# What's Your View on Paint Protection!



## BRABUS R230 (Apr 30, 2010)

Hi All, I have a Mercedes SL which the previous owner had fitted "ARMOUR GUARD" which was fitted way back in 2003, it has worn very well, it covers the front bumper, Partial Bonnet, front section of both wings, front grille, wing mirrors, side skirts and more, its a transparent film that helps protect areas your cars paintwork mainly from stone chips, the cost to have this fitted to most cars is around £600.00 just for the front of the car! The current protection is starting to get a bit obvious now instead of being "stealth" so I am thinking of having it removed and replaced by using "Venture Shield" as Armour Guard by 3M I am told is no longer available, there are a few companies that now offer this type of protection and I am not quite sure which to chose, has anybody recently used this type of paint protection?

Thanks in advance.


----------



## Mr_Enigma (May 4, 2010)

I paid the extra £600 to get 'Star Guard' put on my 2009 C Class but I was told it was a sealant that will last for ages. 9 months on and it looks like my car needs a proper clean and detail... Which is why I'm doing my research on here!

I thought Star Guard was the equivalent of Armour Guard?

Maybe they changed the type of protection they offer... Hmmm.


----------



## PJS (Aug 18, 2007)

Enigma - what you have is a paintwork sealant, what Brabus is referring to is paintwork protection via a transparent plastic film.
The two are very different, and in your case, if you have the car buffed to remove the swirls on it, you'll be removing the remainder of what's left of the £600 job the dealer fleeced you for!

The film under discussion is to prevent road rash as a result of stonechips.

Brabus - things in the paint protection film market have moved on in 6 years since AG was put on your car, and VS is indeed the current standard on that front.
I would've thought £600 is a bit on the high side for your car - £400 being more like it, so shop around, and maybe outside of London too.


----------



## BRABUS R230 (Apr 30, 2010)

*Bumper Protection Only*



PJS said:


> Enigma - what you have is a paintwork sealant, what Brabus is referring to is paintwork protection via a transparent plastic film.
> The two are very different, and in your case, if you have the car buffed to remove the swirls on it, you'll be removing the remainder of what's left of the £600 job the dealer fleeced you for!
> 
> The film under discussion is to prevent road rash as a result of stonechips.
> ...


Thanks for your info, I have just had the front bumper of my car resprayed so i need to add some protection again, i think i may go for Venture shield, I just have to find a good pace offering it at a competitive price, I only need the bumper done!


----------



## chris141 (Jun 5, 2008)

Venture shield is excellent stuff, both me and my dad have it on your bikes and has made a huge difference! also think it has a lifetime garentee when fitted by an approved fitter


----------



## PJS (Aug 18, 2007)

BRABUS R230 said:


> Thanks for your info, I have just had the front bumper of my car resprayed so i need to add some protection again, i think i may go for Venture shield, I just have to find a good pace offering it at a competitive price, I only need the bumper done!

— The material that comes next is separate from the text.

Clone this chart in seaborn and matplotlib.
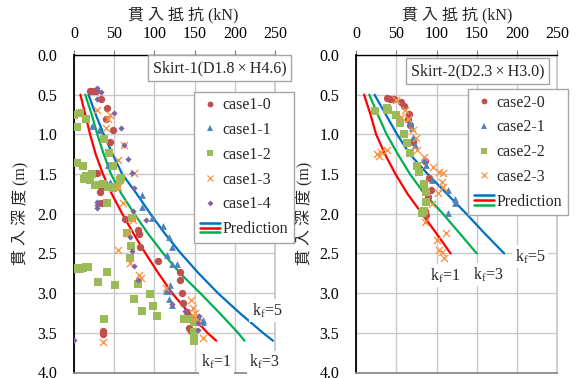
import matplotlib
matplotlib.use("Agg")
import numpy as np
import pandas as pd
import seaborn as sns
import matplotlib.pyplot as plt
from matplotlib.lines import Line2D
from matplotlib.legend_handler import HandlerBase

# ---------------- data: Skirt-1 ----------------
case1_0_x = [20, 24, 27, 34, 41, 40, 49, 45, 29, 34, 32, 33, 63, 80, 81, 82, 105, 132, 132, 134, 136, 140, 144, 143, 146, 36, 36]
case1_0_y = [0.45, 0.45, 0.45, 0.55, 0.67, 0.80, 0.95, 1.09, 1.49, 1.66, 1.72, 1.87, 2.07, 2.20, 2.25, 2.42, 2.60, 2.74, 2.83, 3.00, 3.12, 3.24, 3.30, 3.44, 3.48, 3.48, 3.52]

case1_1_x = [22, 31.5, 42.5, 44.5, 84, 85, 97.5, 111, 118, 122.5, 116, 122.5, 127.5, 119, 114, 118, 122.5, 154.5, 160, 160.5]
case1_1_y = [0.90, 0.95, 1.39, 1.60, 1.77, 1.91, 2.05, 2.15, 2.29, 2.42, 2.52, 2.63, 2.63, 2.90, 2.97, 3.07, 3.15, 3.30, 3.34, 3.37]

case1_2_x = [0, 7.5, 15, 4, 37, 44, 49, 4, 11, 15, 23, 12, 20, 26, 36, 42, 49, 57, 54, 59, 40.5, 72, 66, 71.5, 70,
             0, 3, 7, 11, 15, 18, 41, 30, 51.5, 80, 95, 75, 98.5, 85, 103.5, 37.5, 137, 143, 149, 149, 149, 149]
case1_2_y = [0.75, 0.73, 0.80, 0.91, 1.06, 1.23, 1.40, 1.36, 1.40, 1.53, 1.50, 1.56, 1.58, 1.64, 1.62, 1.66, 1.68, 1.58, 1.66, 1.55, 1.87, 2.05, 2.24, 2.41, 2.56,
             2.70, 2.68, 2.69, 2.68, 2.67, 2.67, 2.73, 2.86, 2.90, 2.88, 3.01, 3.08, 3.16, 3.23, 3.29, 3.33, 3.33, 3.33, 3.36, 3.49, 3.55, 3.60]

case1_3_x = [29, 42.5, 44.5, 39.5, 62.5, 55, 74.5, 55, 60.5, 73.5, 67.5, 55, 69.5, 81, 83, 114, 146, 148, 150, 151, 154, 161, 36]
case1_3_y = [0.69, 0.80, 0.755, 0.92, 1.13, 1.32, 1.49, 1.66, 1.86, 2.08, 2.24, 2.46, 2.62, 2.77, 2.81, 2.94, 3.09, 3.19, 3.25, 3.30, 3.36, 3.57, 3.61]

case1_4_x = [28, 33, 28, 49.5, 59, 62.5, 67.5, 72, 75, 28, 28, 29, 73.5, 89, 69.5, 72.5, 74.5, 80, 119, 122.5, 138, 155.5, 154.5, 154.5, 0]
case1_4_y = [0.41, 0.47, 0.56, 0.735, 0.92, 1.13, 1.31, 1.49, 1.67, 1.85, 1.89, 1.93, 1.96, 2.08, 2.29, 2.47, 2.66, 2.83, 2.99, 3.14, 3.23, 3.29, 3.38, 3.46, 3.59]

pred1_y = [0.5, 0.75, 1.0, 1.25, 1.5, 1.75, 2.0, 2.25, 2.5, 2.75, 3.0, 3.25, 3.5, 3.6]
pred1_kf1 = [8, 14, 20, 27, 36, 47, 60, 74, 89, 105, 122, 143, 166, 177]
pred1_kf3 = [14, 22, 29, 37, 46, 59, 75, 92, 111, 132, 157, 181, 204, 212]
pred1_kf5 = [18, 27, 37, 48, 60, 78, 95, 113, 133, 155, 179, 206, 235, 247.5]

# ---------------- data: Skirt-2 ----------------
case2_0_x = [38, 42, 47, 55.5, 60, 66, 65, 67, 71, 86, 91, 93, 90, 86, 87]
case2_0_y = [0.545, 0.55, 0.55, 0.59, 0.64, 0.74, 0.80, 0.88, 1.09, 1.33, 1.55, 1.70, 1.79, 1.96, 2.02]

case2_1_x = [67, 69, 71, 73, 84.5, 86.5, 94, 114.5, 123, 123, 114]
case2_1_y = [0.85, 0.92, 1.03, 1.13, 1.31, 1.39, 1.57, 1.70, 1.81, 1.86, 1.99]

case2_2_x = [24, 38, 40, 50, 54.5, 59, 63, 67, 75.5, 78.5, 85, 87.5, 87.5, 84.5, 82]
case2_2_y = [0.71, 0.67, 0.69, 0.76, 0.86, 1.00, 1.11, 1.24, 1.40, 1.48, 1.63, 1.72, 1.85, 1.96, 1.99]

case2_3_x = [49.5, 56.5, 60.5, 65, 71, 74, 76, 84.5, 96, 103.5, 108.5, 106.5, 25.5, 28.5, 30.5, 38.5,
             108.5, 102, 94, 86, 112, 101, 103.5, 106.5, 109]
case2_3_y = [0.57, 0.78, 0.69, 0.81, 0.94, 1.05, 1.20, 1.28, 1.41, 1.47, 1.49, 1.60, 1.25, 1.27, 1.22, 1.20,
             1.66, 1.74, 1.88, 2.10, 2.24, 2.33, 2.46, 2.48, 2.56]

pred2_y = [0.5, 0.75, 1.0, 1.25, 1.5, 1.75, 2.0, 2.25, 2.5]
pred2_kf1 = [10, 18, 25, 36, 49, 64, 82, 100, 117.5]
pred2_kf3 = [16.5, 27, 38, 52, 67, 85, 108, 129, 150]
pred2_kf5 = [23, 37, 51, 67, 89, 113, 137, 160, 184]

x_ticks = [0, 50, 100, 150, 200, 250]
y_ticks = [0.0, 0.5, 1.0, 1.5, 2.0, 2.5, 3.0, 3.5, 4.0]

# ---------------- styling ----------------
sns.set_theme(style="white")
plt.rcParams["font.family"] = ["Liberation Serif", "Noto Sans CJK JP"]
plt.rcParams["mathtext.default"] = "regular"

C_RED = "#C0504D"
C_BLUE = "#4F81BD"
C_GREEN = "#9BBB59"
C_ORANGE = "#F79646"
C_PURPLE = "#8064A2"
L_RED, L_GREEN, L_BLUE = "#FF0000", "#00B050", "#0070C0"

FS = 11.5
W, H = 579, 378
fig = plt.figure(figsize=(W / 100, H / 100), dpi=100)
fig.patch.set_facecolor("white")

ax_top, ax_bot = 55, 372.5
axL = fig.add_axes([74 / W, 1 - ax_bot / H, 201 / W, (ax_bot - ax_top) / H])
axR = fig.add_axes([356 / W, 1 - ax_bot / H, 201.3 / W, (ax_bot - ax_top) / H])

marker_styles = [
    dict(marker="o", color=C_RED, s=28, linewidth=0),
    dict(marker="^", color=C_BLUE, s=24, linewidth=0),
    dict(marker="s", color=C_GREEN, s=28, linewidth=0),
    dict(marker="x", color=C_ORANGE, s=26, linewidth=1.0),
    dict(marker="D", color=C_PURPLE, s=10, linewidth=0),
]


def draw_panel(ax, series, preds, pred_y, xlab_x, ylab_x):
    for (xs, ys), st in zip(series, marker_styles):
        sns.scatterplot(x=xs, y=ys, ax=ax, legend=False, zorder=3, **st)
    for xs, col in zip(preds, [L_RED, L_GREEN, L_BLUE]):
        sns.lineplot(x=xs, y=pred_y, ax=ax, sort=False, estimator=None,
                     color=col, linewidth=1.6, legend=False, zorder=2)
    ax.set_xlim(0, 250)
    ax.set_ylim(4.0, 0.0)
    ax.set_xticks(x_ticks)
    ax.set_yticks(y_ticks)
    ax.set_xticklabels([str(v) for v in x_ticks], fontsize=FS)
    ax.set_yticklabels([f"{v:.1f}" for v in y_ticks], fontsize=FS)
    ax.xaxis.tick_top()
    ax.xaxis.set_label_position("top")
    ax.tick_params(direction="out", length=3.5, width=0.8, color="#7f7f7f", colors="black")
    ax.tick_params(axis="y", pad=8.5, color="#7f7f7f")
    ax.tick_params(axis="x", pad=6, color="#7f7f7f")
    ax.grid(True, color="#c8c8c8", linewidth=1.0)
    ax.set_axisbelow(True)
    ax.spines["left"].set_color("black")
    ax.spines["left"].set_linewidth(1.3)
    ax.spines["top"].set_color("black")
    ax.spines["top"].set_linewidth(1.0)
    ax.spines["right"].set_color("#c8c8c8")
    ax.spines["bottom"].set_color("#8c8c8c")
    ax.spines["bottom"].set_linewidth(1.3)
    ax.set_xlabel("貫 入 抵 抗 (kN)", fontsize=FS, va="center")
    ax.set_ylabel("貫 入 深 度 (m)", fontsize=FS, va="center")
    ax.xaxis.set_label_coords(xlab_x, 1 + 40 / (ax_bot - ax_top))
    ax.yaxis.set_label_coords(ylab_x, 0.5)


draw_panel(axL,
           [(case1_0_x, case1_0_y), (case1_1_x, case1_1_y), (case1_2_x, case1_2_y),
            (case1_3_x, case1_3_y), (case1_4_x, case1_4_y)],
           [pred1_kf1, pred1_kf3, pred1_kf5], pred1_y,
           (183 - 74) / 201, (21 - 74) / 201)
draw_panel(axR,
           [(case2_0_x, case2_0_y), (case2_1_x, case2_1_y), (case2_2_x, case2_2_y),
            (case2_3_x, case2_3_y)],
           [pred2_kf1, pred2_kf3, pred2_kf5], pred2_y,
           (457 - 356) / 201.3, (305 - 356) / 201.3)

# k_f labels next to the prediction curves
kf_box = dict(boxstyle="square,pad=0.15", fc="white", ec="none")
for ax, items in [
    (axL, [("k$_{f}$=5", 240, 3.22), ("k$_{f}$=1", 177, 3.87), ("k$_{f}$=3", 237, 3.87)]),
    (axR, [("k$_{f}$=5", 216, 2.54), ("k$_{f}$=3", 164, 2.77), ("k$_{f}$=1", 111, 2.78)]),
]:
    for txt, x, y in items:
        ax.text(x, y, txt, fontsize=FS, ha="center", va="center", bbox=kf_box,
                clip_on=False, zorder=4)


class TripleLine:
    def __init__(self, colors):
        self.colors = colors


class TripleLineHandler(HandlerBase):
    def create_artists(self, legend, orig_handle, xdescent, ydescent, width, height, fontsize, trans):
        arts = []
        mid = (height - ydescent) / 2
        for i, c in enumerate(orig_handle.colors):
            y = mid + (1 - i) * 0.42 * height
            ln = Line2D([-xdescent, width - xdescent], [y, y], color=c, linewidth=1.8)
            ln.set_transform(trans)
            arts.append(ln)
        return arts


def make_legend(labels, n, anchor):
    handles = []
    for st in marker_styles[:n]:
        handles.append(Line2D([], [], linestyle="none", marker=st["marker"], color=st["color"],
                              markersize=4.2 if st["marker"] != "D" else 3.0,
                              markeredgewidth=0.9 if st["marker"] == "x" else 0))
    handles.append(TripleLine([L_BLUE, L_RED, L_GREEN]))
    leg = fig.legend(handles, labels + ["Prediction"], loc="upper left",
                     bbox_to_anchor=anchor, bbox_transform=fig.transFigure,
                     frameon=True, fancybox=False, framealpha=1, edgecolor="#a6a6a6",
                     fontsize=FS, handlelength=1.3, handletextpad=0.15, borderpad=0.35,
                     labelspacing=0.55, borderaxespad=0,
                     handler_map={TripleLine: TripleLineHandler()})
    leg.get_frame().set_linewidth(1.0)
    leg.set_zorder(5)
    return leg


make_legend(["case1-0", "case1-1", "case1-2", "case1-3", "case1-4"], 5, (194 / W, 1 - 91.7 / H))
make_legend(["case2-0", "case2-1", "case2-2", "case2-3"], 4, (468 / W, 1 - 89 / H))

title_box = dict(boxstyle="square,pad=0.3", fc="white", ec="#a6a6a6", lw=1.0)
fig.text(219.5 / W, 1 - 68 / H, "Skirt-1(D1.8\u2009×\u2009H4.6)", ha="center", va="center",
         fontsize=FS, bbox=title_box, zorder=6)
fig.text(477.5 / W, 1 - 71 / H, "Skirt-2(D2.3\u2009×\u2009H3.0)", ha="center", va="center",
         fontsize=FS, bbox=title_box, zorder=6)

fig.savefig("out.png", dpi=100, facecolor="white")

Give the bumper a good month or two, before putting the film on it - the paint needs that timeframe to finish off curing.


----------



## Bond (May 23, 2008)

I had "Paint Shield" fitted on mine and it is a great product - no stone chips and a worth while investment in my book. I paid £350 for the bumper only and with an impending car change will definately be booking it in again.

You do have to be careful about what sealent you put on the film, you installer should be able to advise - it's to do with a chemical in the sealant causing the film to yellow. Wax is not a problem though


----------



## Estoril Sport (Oct 12, 2007)

PaintShield offer a 4 year warranty with their film. I recently took a pic of my bonnet 6 months after installation ( Link from a previous thread)http://www.detailingworld.co.uk/forum/showpost.php?p=2168268&postcount=4

I apply Dodo Supernatural v2 and Red Mist detailing spray on the film. I previously used to use Zanio before the film was applied but I have been informed that this is not recommended to apply this on top of the film.


----------



## Mr_Enigma (May 4, 2010)

PJS said:


> Enigma - what you have is a paintwork sealant, what Brabus is referring to is paintwork protection via a transparent plastic film.
> The two are very different, and in your case, if you have the car buffed to remove the swirls on it, you'll be removing the remainder of what's left of the £600 job the dealer fleeced you for!
> 
> The film under discussion is to prevent road rash as a result of stonechips.
> ...


Ahh I thought this was the case. Well I had a significant discount applied to the car, and the inside was also protected so I wasn't too fussed about the extra £600... I do plan to detail the car son though so I'm here for the advice on what I should be doing and what products I should be buying... I'll post that up in another thread...


----------